Steady Beat, Volume 1
Centuries from now, when scholars and scribes begin to decipher my critical oeuvre, one of the hot topics will be shojo manga. While I've tried different genres of manga, I keep gravitating towards books like Fruits Basket and Yotsuba. Dissertations will be written and careers made by plotting the exact cartography of my shojo leanings, and where the outer borders lie. Academics of the future, I speak to you now: you can plot the border right around the outside edge of Steady Beat. Any farther than that, the map becomes fuzzy with warnings that "there be monsters".
I vacillated for some time in Borders this weekend over Steady Beat. The story of a high school girl that discovers her too-perfect sister is receiving love letters from someone named "Jessica" while simultaneously dealing with her own love life ... well, I didn't quite know if I could go there. "There be monsters", after all. I would take a lot of art and craft (as in Me and Edith Head) to get me involved in what promised to be a Very Special Episode of some WB Teen Drama. Steady Beat creator Rivkah's made some waves in the comics community for daring to talk about things like "Passion" and "Art" and "Dedication"... but this is where the rubber would meet the proverbial road. I've enjoyed her take on the industry, and it was for the sake of Rivkah, for the sake of supporting a new voice, and for the sake of seeing if her money and mouth were co-located that I picked up Steady Beat.
I'm very glad I did. Very. Not because it's an unqualified success. In fact, I would hesitate to call it a qualified success. The main plot is set up nicely in the first few pages, but doesn't then progress past that initial setup. By the end of 160 pages, I had expected we'd have gotten somewhere, but we're stuck firmly in neutral. The same notes of teenage indecision and angst-y-ness get played again and again in all the plotlines, and the introduction of the love interest is so odd and extreme that it doesn't really hit true emotional notes. The characters all have the same general wispy-manga bodytypes, and it's often difficult to keep track of all the similar-looking people. In many ways, it's the eminently dismissable teen drama it appears to be on the surface.
But then there's the "Special Rivkah Factor", and it makes all the difference. The "Passion" that got her in trouble with seasoned comics pros is on full display, and it's wonderful. In discussing Fruits Basket, I talked about finally feeling in manga the real presence of the creator ... and Rivkah delivers that in spades. From silly IM conversations between her and the characters to the text boxes that read like Pop-Up Video to the wildly expressionistic art, Steady Beat reeks of "Passion" and "Art" and "Love". Rivkah's not just talking a big game, she's bringing it. This is like that first disc from a band you'll grow to love ... full of energy and promise, but not necessarily polish.

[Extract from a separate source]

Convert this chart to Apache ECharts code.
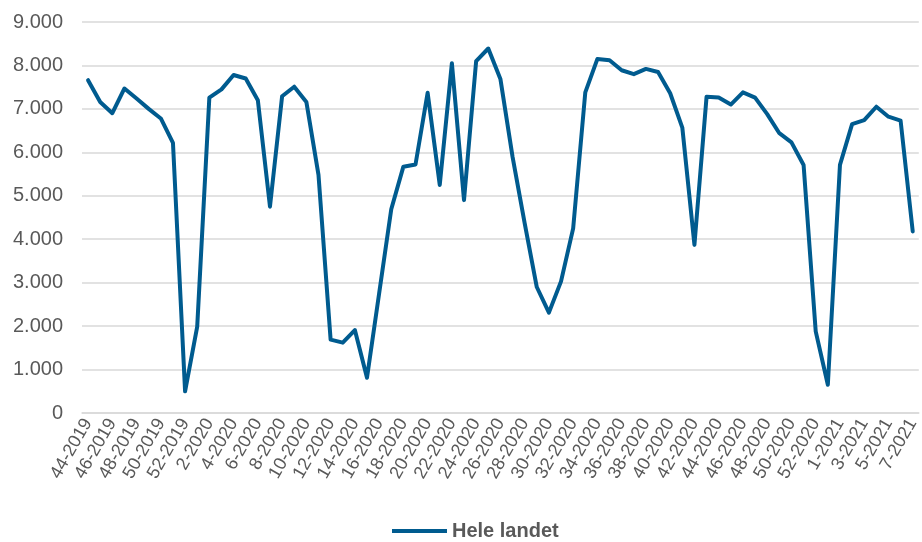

Her art shines as characters and situations constantly distort to give you a view inside their emotional lives, ranging from standard manga deformations to surreal quirks like exquisitely rendered elephants as a symbol for the huge issues being left undiscussed. It's a very personal view of the world that's certainly influenced by manga, but not a slavish imitation of it. Rivkah's clearly her own person with her own artistic agenda, regardless of any OEL label.

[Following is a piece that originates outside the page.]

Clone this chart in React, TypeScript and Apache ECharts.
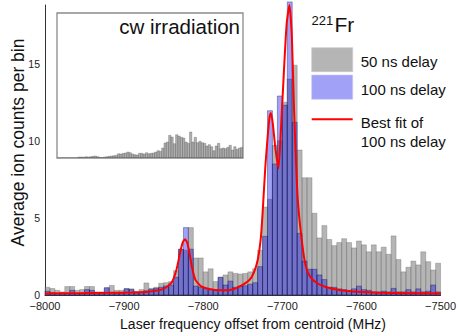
import React, { useEffect, useRef } from "react";
import * as echarts from "echarts";

// Histogram binning (shared by main plot and inset)
const BIN_START = -8000;
const BIN_WIDTH = 6.25;

// Average ion counts per bin, 50 ns delay (gray)
const GRAY_50NS = [
  0.5, 0.42, 0.3, 0.2, 0.55, 0.55, 0.3, 0.35, 0.55, 0.55,
  0.2, 0.2, 0.45, 0.62, 0.3, 0.3, 0.42, 0.4, 0.2, 0.35,
  0.78, 0.43, 0.5, 0.76, 0.8, 0.87, 1.58, 2.97, 2.9, 4.37,
  2.4, 2.4, 1.5, 1.7, 0.87, 1.15, 1.3, 1.5, 1.4, 1.36,
  1.4, 1.5, 1.7, 2.9, 5.7, 6.2, 9.7, 10.0, 12.5, 14.0,
  14.9, 9.4, 7.6, 7.6, 5.3, 3.7, 4.5, 3.6, 3.2, 3.4,
  3.65, 3.4, 3.05, 3.5, 3.25, 2.8, 3.25, 2.8, 3.1, 2.64,
  3.83, 2.3, 1.5, 1.8, 2.2, 1.95, 2.8, 2.16, 1.62, 2.06,
];

// Average ion counts per bin, 100 ns delay (blue)
const BLUE_100NS = [
  0.25, 0.15, 0.1, 0.12, 0.1, 0.3, 0.1, 0.1, 0.35, 0.3,
  0.1, 0.1, 0.48, 0.15, 0.1, 0.1, 0.4, 0.35, 0.1, 0.15,
  0.28, 0.37, 0.43, 0.5, 0.58, 0.65, 1.15, 2.97, 4.37, 2.97,
  0.58, 0.5, 0.43, 0.37, 0.32, 1.15, 0.65, 0.9, 0.5, 0.58,
  0.6, 0.7, 0.8, 1.84, 3.8, 11.95, 8.5, 12.9, 12.3, 19.0,
  11.2, 4.0, 2.2, 1.67, 1.67, 1.3, 1.0, 0.5, 0.5, 0.4,
  0.35, 0.3, 0.4, 0.58, 0.35, 0.3, 0.2, 0.2, 0.25, 0.2,
  0.43, 0.2, 0.2, 0.35, 0.2, 0.4, 0.2, 0.25, 0.65, 0.2,
];

// Inset: cw irradiation histogram (arbitrary units)
const CW_IRRADIATION = [
  0, 0, 0, 0, 0, 0, 0, 0, 0, 0.1,
  0.1, 0.07, 0.13, 0.1, 0.13, 0.17, 0.2, 0.13, 0.07, 0.03,
  0.1, 0.13, 0.17, 0.2, 0.23, 0.27, 0.43, 0.4, 0.47, 0.5,
  0.6, 0.53, 0.4, 0.33, 0.3, 0.47, 0.47, 0.4, 0.53, 0.43,
  0.47, 0.5, 0.6, 0.73, 0.67, 1.0, 1.5, 1.6, 2.27, 2.1,
  1.43, 2.33, 2.2, 2.07, 2.0, 1.6, 1.47, 2.6, 1.6, 2.07,
  1.53, 1.67, 1.53, 1.47, 1.2, 1.33, 1.13, 0.73, 1.2, 1.47,
  0.93, 1.0, 0.93, 1.07, 1.27, 0.8, 1.13, 0.87, 1.0, 1.07,
];

// Best fit of 100 ns delay
const FIT_X = [
  -8000, -7960, -7920, -7890, -7869, -7850, -7840, -7834, -7829, -7826,
  -7823, -7820, -7817, -7814, -7810, -7803, -7791, -7778, -7766, -7755,
  -7742, -7736, -7731, -7727, -7724.5, -7721.5, -7718.5, -7716, -7714.5, -7712,
  -7709, -7705, -7702, -7698, -7694.5, -7691, -7688, -7685.5, -7683, -7680.5,
  -7676, -7671, -7665, -7656, -7644, -7629, -7604, -7578, -7540, -7500,
];
const FIT_Y = [
  0.1, 0.12, 0.14, 0.17, 0.21, 0.4, 0.8, 1.6, 2.8, 3.4,
  3.62, 3.35, 2.6, 1.75, 1.0, 0.58, 0.37, 0.3, 0.32, 0.52,
  0.95, 1.45, 2.3, 3.8, 5.7, 8.3, 10.3, 11.6, 11.8, 11.1,
  9.6, 8.2, 10.5, 14.5, 17.6, 18.8, 16.8, 12.5, 9.0, 6.2,
  3.8, 2.0, 1.2, 0.76, 0.5, 0.33, 0.21, 0.15, 0.12, 0.1,
];

const X_TICKS = [-8000, -7900, -7800, -7700, -7600, -7500];
const Y_TICKS = [0, 5, 10, 15];

const FONT = "'Liberation Sans', Arial, Helvetica, sans-serif";
const GRAY_FILL = "rgba(120,120,120,0.55)";
const GRAY_STROKE = "rgba(95,95,95,0.55)";
const BLUE_FILL = "rgba(0,0,235,0.37)";
const BLUE_STROKE = "rgba(10,10,70,0.5)";
const RED = "#ff0000";

function binData(values: number[]) {
  return values.map((v, i) => [BIN_START + i * BIN_WIDTH, BIN_START + (i + 1) * BIN_WIDTH, v]);
}

function histRender(fill: string, stroke: string, lw: number) {
  return (params: any, api: any) => {
    const a = api.coord([api.value(0), api.value(2)]);
    const b = api.coord([api.value(1), 0]);
    return {
      type: "rect",
      shape: { x: a[0], y: a[1], width: b[0] - a[0], height: b[1] - a[1] },
      style: { fill, stroke, lineWidth: lw },
    };
  };
}

function fmtMinus(v: number) {
  return v < 0 ? "\u2212" + Math.abs(v) : String(v);
}

export default function App() {
  const ref = useRef<HTMLDivElement>(null);
  useEffect(() => {
    const chart = echarts.init(ref.current!, null, { renderer: "svg" });
    const option: any = {
      animation: false,
      backgroundColor: "#ffffff",
      textStyle: { fontFamily: FONT },
      grid: [
        { left: 45, top: 5, width: 397, height: 290, containLabel: false },
        {
          left: 57, top: 13, width: 186, height: 145,
          show: true, borderColor: "#8a8a8a", borderWidth: 1.3, backgroundColor: "transparent",
        },
      ],
      xAxis: [
        {
          type: "value", gridIndex: 0, min: -8000, max: -7500, interval: 100,
          axisLine: { show: true, onZero: false, lineStyle: { color: "#333", width: 1 } },
          axisTick: { show: false },
          splitLine: { show: false },
          axisLabel: {
            margin: 5, fontSize: 11, color: "#222", fontFamily: FONT,
            formatter: (v: number) => (X_TICKS.includes(v) ? fmtMinus(v) : ""),
          },
        },
        { type: "value", gridIndex: 1, min: -8000, max: -7500, show: false },
      ],
      yAxis: [
        {
          type: "value", gridIndex: 0, min: 0, max: 18.8, interval: 5,
          axisLine: { show: true, lineStyle: { color: "#333", width: 1 } },
          axisTick: { show: false },
          splitLine: { show: false },
          axisLabel: {
            margin: 5, fontSize: 10.5, color: "#222", fontFamily: FONT, showMaxLabel: false,
            formatter: (v: number) => (Y_TICKS.includes(v) ? String(v) : ""),
          },
        },
        { type: "value", gridIndex: 1, min: 0, max: 14.5, show: false },
      ],
      series: [
        {
          name: "cw irradiation", type: "custom", xAxisIndex: 1, yAxisIndex: 1,
          renderItem: histRender("rgba(120,120,120,0.6)", "rgba(80,80,80,0.6)", 0.5),
          encode: { x: [0, 1], y: 2 }, data: binData(CW_IRRADIATION), clip: true,
        },
        {
          name: "50 ns delay", type: "custom", xAxisIndex: 0, yAxisIndex: 0,
          renderItem: histRender(GRAY_FILL, GRAY_STROKE, 0.6),
          encode: { x: [0, 1], y: 2 }, data: binData(GRAY_50NS), clip: false,
        },
        {
          name: "100 ns delay", type: "custom", xAxisIndex: 0, yAxisIndex: 0,
          renderItem: histRender(BLUE_FILL, BLUE_STROKE, 0.7),
          encode: { x: [0, 1], y: 2 }, data: binData(BLUE_100NS), clip: false,
        },
        {
          name: "Best fit of 100 ns delay", type: "line", xAxisIndex: 0, yAxisIndex: 0,
          data: FIT_X.map((x, i) => [x, FIT_Y[i]]),
          showSymbol: false, smooth: 0.2,
          lineStyle: { color: RED, width: 2 }, z: 5,
        },
      ],
      graphic: [
        {
          type: "text", x: 240, y: 26,
          style: { text: "cw irradiation", fontSize: 20.5, fontFamily: FONT, fill: "#111", align: "right", verticalAlign: "middle" },
        },
        {
          type: "text", x: 311.5, y: 20,
          style: { text: "221", fontSize: 13, fontFamily: FONT, fill: "#111", align: "left", verticalAlign: "middle" },
        },
        {
          type: "text", x: 334.5, y: 24,
          style: { text: "Fr", fontSize: 21, fontFamily: FONT, fill: "#111", align: "left", verticalAlign: "middle" },
        },
        {
          type: "rect", shape: { x: 311.7, y: 47.7, width: 41, height: 24 },
          style: { fill: GRAY_FILL, stroke: "rgba(200,200,200,0.8)", lineWidth: 0.8 },
        },
        {
          type: "rect", shape: { x: 311.7, y: 75, width: 41, height: 24.3 },
          style: { fill: BLUE_FILL, stroke: "rgba(200,200,250,0.8)", lineWidth: 0.8 },
        },
        {
          type: "line", shape: { x1: 311.7, y1: 119.3, x2: 352.7, y2: 119.3 },
          style: { stroke: RED, lineWidth: 2 },
        },
        {
          type: "text", x: 360.7, y: 61,
          style: { text: "50 ns delay", fontSize: 15, fontFamily: FONT, fill: "#111", align: "left", verticalAlign: "middle" },
        },
        {
          type: "text", x: 360.7, y: 89.3,
          style: { text: "100 ns delay", fontSize: 15, fontFamily: FONT, fill: "#111", align: "left", verticalAlign: "middle" },
        },
        {
          type: "text", x: 360.7, y: 122.7,
          style: { text: "Best fit of", fontSize: 15, fontFamily: FONT, fill: "#111", align: "left", verticalAlign: "middle" },
        },
        {
          type: "text", x: 360.7, y: 141.7,
          style: { text: "100 ns delay", fontSize: 15, fontFamily: FONT, fill: "#111", align: "left", verticalAlign: "middle" },
        },
        {
          type: "text", x: 18, y: 142.5, rotation: Math.PI / 2,
          style: { text: "Average ion counts per bin", fontSize: 17.5, fontFamily: FONT, fill: "#111", align: "center", verticalAlign: "middle" },
        },
        {
          type: "text", x: 253, y: 323.5,
          style: { text: "Laser frequency offset from centroid (MHz)", fontSize: 14, fontFamily: FONT, fill: "#111", align: "center", verticalAlign: "middle" },
        },
      ],
    };
    chart.setOption(option);
    return () => chart.dispose();
  }, []);
  return (
    <div
      ref={ref}
      style={{ position: "fixed", left: 0, top: 0, width: 459, height: 336, background: "#fff" }}
    />
  );
}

It doesn't all quite work. Not yet. The jumps in style are abrupt and staccato, and you never have the feeling that this undercurrent of passion is there at all times. It leaps out irregularly, and often seems more like a set piece than a natural extension of the story. But a career is a work in progress, and I'm confident Rivkah's no one-hit wonder. She's immensely talented and has a unique artistic vision - now it'll be a question of harnessing that and marrying it with craft. I'll be following her through the continuation of Steady Beat, and on into future projects ... even if "there be monsters", because a vision like this is worth it.